Value vs Worth
It’s been just over a year since my mum died. Recently, with the sale of her home about to reach settlement, and the headstone on the grave she shares with her husband of 55 years, reworded to the satisfaction of my children and I, I decided it was time to reopen the boxes Tess and I had so carefully packed and labelled early last summer.

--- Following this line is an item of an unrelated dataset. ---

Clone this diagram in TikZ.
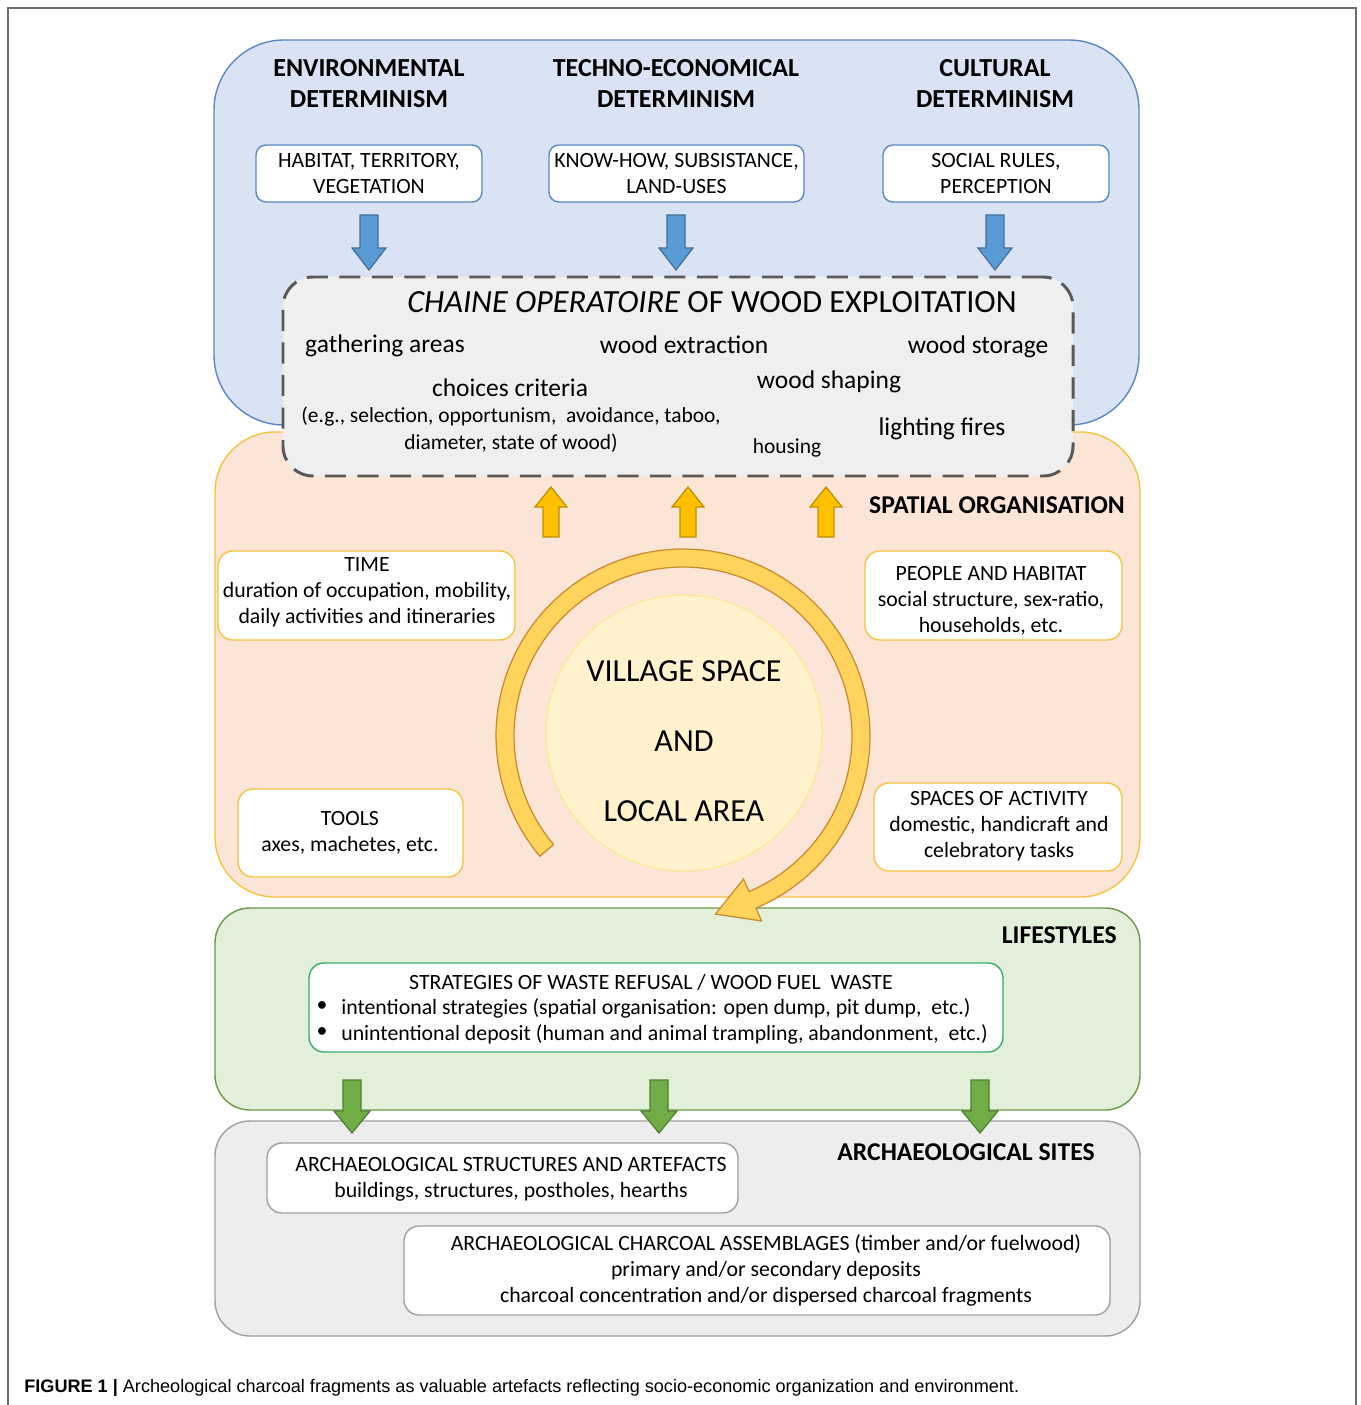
\documentclass[tikz,border=0pt]{standalone}
\usepackage{fontspec}
\setmainfont{Carlito}
\newfontfamily\capfont{Liberation Sans}
\definecolor{bluefill}{HTML}{DAE3F3}
\definecolor{blueline}{HTML}{5A87C5}
\definecolor{peachfill}{HTML}{FBE5D6}
\definecolor{peachline}{HTML}{F5C342}
\definecolor{greenfill}{HTML}{E2F0D9}
\definecolor{greenline}{HTML}{6A9A48}
\definecolor{grayfill}{HTML}{EDEDED}
\definecolor{grayline}{HTML}{A0A0A0}
\definecolor{dashfill}{HTML}{EFEFEF}
\definecolor{dashline}{HTML}{595959}
\definecolor{arrblue}{HTML}{5B9BD5}
\definecolor{arrblueline}{HTML}{41719C}
\definecolor{arrorange}{HTML}{FFC000}
\definecolor{arrorangeline}{HTML}{BF9000}
\definecolor{arrgreen}{HTML}{70AD47}
\definecolor{arrgreenline}{HTML}{507E32}
\definecolor{circfill}{HTML}{FFF2CC}
\definecolor{circline}{HTML}{FFE699}
\definecolor{ringfill}{HTML}{FFD35C}
\definecolor{ringline}{HTML}{C98A2E}
\definecolor{innergreen}{HTML}{3BAA6E}
\definecolor{framegray}{HTML}{6E6E6E}
\newcommand\fsbox{\fontsize{12.4}{14.7}\selectfont}
\newcommand\fshead{\bfseries\fontsize{14.8}{17.6}\selectfont}
\newcommand\fschain{\fontsize{18.4}{20}\selectfont}
\newcommand\fsitem{\fontsize{14.5}{16}\selectfont}
\newcommand\fseg{\fontsize{12.2}{15.3}\selectfont}
\newcommand\fshouse{\fontsize{12.2}{14}\selectfont}
\newcommand\fslabel{\bfseries\fontsize{14.6}{16}\selectfont}
\newcommand\fsvillage{\fontsize{18.3}{39.7}\selectfont}
\newcommand\fscap{\capfont\fontsize{10.3}{12}\selectfont}
% block arrows: x, y-start, y-end (tip), fill, draw, half shaft, half head, head length
\newcommand\blkarrow[8]{%
  \draw[fill=#4,draw=#5,line width=0.7pt,line join=miter]
    ({#1-#6},#2) -- ({#1+#6},#2) -- ({#1+#6},{#3-#8}) -- ({#1+#7},{#3-#8})
    -- (#1,#3) -- ({#1-#7},{#3-#8}) -- ({#1-#6},{#3-#8}) -- cycle;}
\newcommand\blkup[8]{%
  \draw[fill=#4,draw=#5,line width=0.7pt,line join=miter]
    ({#1-#6},#2) -- ({#1+#6},#2) -- ({#1+#6},{#3+#8}) -- ({#1+#7},{#3+#8})
    -- (#1,#3) -- ({#1-#7},{#3+#8}) -- ({#1-#6},{#3+#8}) -- cycle;}
\begin{document}
\begin{tikzpicture}[x=0.02cm,y=-0.02cm,
  bbox/.style={draw=blueline,fill=white,line width=0.8pt,rounded corners=0.2cm,inner sep=0pt,align=center,font=\fsbox},
  pbox/.style={draw=peachline,fill=white,line width=0.8pt,rounded corners=0.3cm,inner sep=0pt},
  abox/.style={draw=grayline,fill=white,line width=0.8pt,rounded corners=0.3cm,inner sep=0pt},
  hd/.style={align=center,font=\fshead,inner sep=0pt},
  item/.style={font=\fsitem,inner sep=0pt},
  lbl/.style={font=\fslabel,inner sep=0pt},
  txt/.style={font=\fsbox,inner sep=0pt,align=center}]
\useasboundingbox (0,0) rectangle (1360,1405);
\fill[white] (0,0) rectangle (1360,1405);
% outer frame
\draw[framegray,line width=1.1pt] (8,1405) -- (8,8) -- (1356,8) -- (1356,1405);
% panels
\draw[fill=bluefill,draw=blueline,line width=0.8pt,rounded corners=1.4cm] (214,40) rectangle (1139,425);
\draw[fill=peachfill,draw=peachline,line width=0.8pt,rounded corners=1.2cm] (215,432) rectangle (1140,897);
\draw[fill=greenfill,draw=greenline,line width=0.8pt,rounded corners=0.7cm] (215,908) rectangle (1140,1110);
\draw[fill=grayfill,draw=grayline,line width=0.8pt,rounded corners=0.7cm] (215,1121) rectangle (1140,1336);

% determinism headings
\node[hd] (env) at (369,84) {ENVIRONMENTAL\\DETERMINISM};
\node[hd] (tech) at (676,84) {TECHNO-ECONOMICAL\\DETERMINISM};
\node[hd] (cult) at (995,84) {CULTURAL\\DETERMINISM};
\node[bbox,minimum width=226*0.02cm,minimum height=57*0.02cm] (hab) at (369,173.5) {HABITAT, TERRITORY,\\VEGETATION};
\node[bbox,minimum width=255*0.02cm,minimum height=57*0.02cm] (know) at (676.5,173.5) {KNOW-HOW, SUBSISTANCE,\\LAND-USES};
\node[bbox,minimum width=226*0.02cm,minimum height=57*0.02cm] (soc) at (996,173.5) {SOCIAL RULES,\\PERCEPTION};
\blkarrow{369}{215}{270}{arrblue}{arrblueline}{9}{17}{22}
\blkarrow{676}{215}{270}{arrblue}{arrblueline}{9}{17}{22}
\blkarrow{995}{215}{270}{arrblue}{arrblueline}{9}{17}{22}

% spatial organisation
\blkup{551}{537}{487}{arrorange}{arrorangeline}{8}{16}{20}
\blkup{688}{537}{487}{arrorange}{arrorangeline}{8}{16}{20}
\blkup{826}{537}{487}{arrorange}{arrorangeline}{8}{16}{20}
\node[lbl] (spat) at (997,505) {SPATIAL ORGANISATION};
\node[pbox,minimum width=297*0.02cm,minimum height=89*0.02cm] (time) at (366.5,595.5) {};
\node[txt] (timet) at (367,592) {TIME\\duration of occupation, mobility,\\daily activities and itineraries};
\node[pbox,minimum width=257*0.02cm,minimum height=89*0.02cm] (people) at (993.5,595.5) {};
\node[txt] (peoplet) at (991,601) {PEOPLE AND HABITAT\\social structure, sex-ratio,\\households, etc.};
\node[pbox,minimum width=225*0.02cm,minimum height=88*0.02cm] (tools) at (350.5,833) {};
\node[txt] (toolst) at (350,833) {TOOLS\\axes, machetes, etc.};
\node[pbox,minimum width=248*0.02cm,minimum height=88*0.02cm] (spaces) at (998,827) {};
\node[txt] (spacest) at (999,826.5) {SPACES OF ACTIVITY\\domestic, handicraft and\\celebratory tasks};
\node[circle,fill=circfill,draw=circline,line width=0.8pt,minimum size=276*0.02cm,inner sep=0pt] (village) at (684,733) {};
\node[align=center,font=\fsvillage,inner sep=0pt] (vtext) at (684,741) {VILLAGE SPACE\\AND\\LOCAL AREA};

% lifestyles
\node[lbl,anchor=east] (life) at (1117,935) {LIFESTYLES};
\node[draw=innergreen,fill=white,line width=0.8pt,rounded corners=0.3cm,minimum width=694*0.02cm,minimum height=89*0.02cm,inner sep=0pt] (waste) at (656,1007.5) {};
\node[txt] (wtitle) at (651,982) {STRATEGIES OF WASTE REFUSAL / WOOD FUEL\ \ WASTE};
\node[txt] (b1) at (322,1007) {\textbullet};
\node[txt] (b2) at (322,1033) {\textbullet};
\node[txt,anchor=west] (w1) at (341,1008) {intentional strategies (spatial organisation: open dump, pit dump,\ \ etc.)};
\node[txt,anchor=west] (w2) at (341,1034) {unintentional deposit (human and animal trampling, abandonment,\ \ etc.)};
\blkarrow{352}{1080}{1133}{arrgreen}{arrgreenline}{9}{18}{22}
\blkarrow{659}{1080}{1133}{arrgreen}{arrgreenline}{9}{18}{22}
\blkarrow{980}{1080}{1133}{arrgreen}{arrgreenline}{9}{18}{22}

% archaeological sites
\node[lbl] (arch) at (966,1152) {ARCHAEOLOGICAL SITES};
\node[abox,minimum width=471*0.02cm,minimum height=70*0.02cm] (struct) at (502.5,1178) {};
\node[txt] (structt) at (511,1179) {ARCHAEOLOGICAL STRUCTURES AND ARTEFACTS\\buildings, structures, postholes, hearths};
\node[abox,minimum width=706*0.02cm,minimum height=89*0.02cm] (charc) at (757,1270.5) {};
\node[txt] (charct) at (766,1270.5) {ARCHAEOLOGICAL CHARCOAL ASSEMBLAGES (timber and/or fuelwood)\\primary and/or secondary deposits\\charcoal concentration and/or dispersed charcoal fragments};

% ring arrow
\draw[fill=ringfill,draw=ringline,line width=0.7pt,line join=miter]
  plot[domain=140:427,samples=90] ({683+187*cos(\x)},{736+187*sin(\x)})
  -- (761.5,921) -- (715.5,914) -- (743.5,879)
  -- plot[domain=427:140,samples=90] ({683+169*cos(\x)},{736+169*sin(\x)}) -- cycle;

% chaine operatoire
\node[draw=dashline,fill=dashfill,line width=1.7pt,dash pattern=on 12pt off 6.5pt,rounded corners=0.6cm,minimum width=790*0.02cm,minimum height=199*0.02cm,inner sep=0pt] (chaine) at (678,376.5) {};
\node[font=\fschain,inner sep=0pt] (ctitle) at (712,302) {\textit{CHAINE OPERATOIRE} OF WOOD EXPLOITATION};
\node[item] (gath) at (385,346) {gathering areas};
\node[item] (extr) at (684,345) {wood extraction};
\node[item] (stor) at (978,347) {wood storage};
\node[item] (choi) at (510,388) {choices criteria};
\node[item] (shap) at (829,382) {wood shaping};
\node[font=\fseg,align=center,inner sep=0pt] (eg) at (511,430) {(e.g., selection, opportunism,\ \ avoidance, taboo,\\diameter, state of wood)};
\node[font=\fshouse,inner sep=0pt] (hous) at (787,448) {housing};
\node[item] (fire) at (942,429) {lighting fires};

% caption
\node[font=\fscap,anchor=west,inner sep=0pt] (cap) at (24,1388) {\textbf{FIGURE 1 |} Archeological charcoal fragments as valuable artefacts reflecting socio-economic organization and environment.};
\end{tikzpicture}
\end{document}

So much of what Edna had owned – and there was a lot of
‘stuff’ – had already been distributed to local op shops, a huge January garage
sale, failing to move many of her possessions and clothes on to new and loving
homes. In this era of ‘downsizing’ and ‘decluttering’ it should not have come
as a surprise that people just didn’t want more ‘stuff’. Financial times are
such that many people no longer have the disposable income to spend at garage
sales, no matter how low the prices are, and they know if they wait long enough, they will eventually be able to acquire them, or something
similar, free on local ‘free stuff’ Facebook groups or on kerbsides around
their town.
It is hard to put a price on such belongings. What are they worth? We found pricing them
for the garage sale was a difficult task. Things that mum valued, do not hold
the same value for others. Many possessions are worth nothing, except to their
owner. But we had boxed up the things that we thought my family and I might
want and set them aside in my garage. Now I felt ready to revisit them. So I
began opening boxes and checking through the lists of items that each of my
children had indicated they would like. I wondered at some of their selections.
My youngest daughter had described one of her choices as the ‘ugly grape vase’!
Why did she want it then, I wondered? There were two mugs, nothing special, one
with a giraffe pictured on it and the other with a zebra, but each of the girls
separately claimed one of these, as they were the mugs they would always be
given their drink of milo in whenever they visited Edna.
As I tried to make my own choices about what I would keep
and what I would give away, I realised that of course, the true value of these
belongings collected and treasured over a 98-year lifespan, was bound up in
memory. It didn’t matter if it was fine bone china, green depression glass,
Waterford crystal, or an ‘ugly’ vase. If the object evoked a fond memory – whether
it was where it had sat in our home, who had given it to her, stories of it being
passed down through generations – then the measure of its value was the
strength of the memory it evoked. There were stories; powerful, sad, funny,
happy stories attached to these items. These stories ground me, and my children,
in family, time and place.
It doesn’t matter that the grape vase might to many, appear ugly, for
Sophie it evokes a memory that creates an attachment for her. And that was what
my choices eventually came down to. The old church organ, that Edna had played in
the little country church was not a piece of furniture I thought I wanted to
keep, but in the end, it was so bound up with my memories of her that I had to
find a place for it in my lounge room. Picking up a piece of a yellow daffodil-patterned
tea set, I could immediately hear Edna telling me the story of how my dad Jack,
had gone out one day when they were newlyweds, seen it in a shop, and knowing
she would love it, he had bought it for her on a whim. I knew I had to keep
that precious tea set because it had meant so much to her.
I culled some of my own trinkets, to make room for these
things of my mother’s. Things like the daffodil tea set had to stay, but
something else, with less intrinsic value for me had to go to make room for it.
I didn’t keep a lot in the end, but the things that I have are the things with
the strongest memories for me, the things that have stories attached to them. And
I hope as my children look at their selections, wherever they choose to display
them, or as they use them in their daily lives, they will feel the same sense
of connection with a time and a place that was occupied by their grandmother.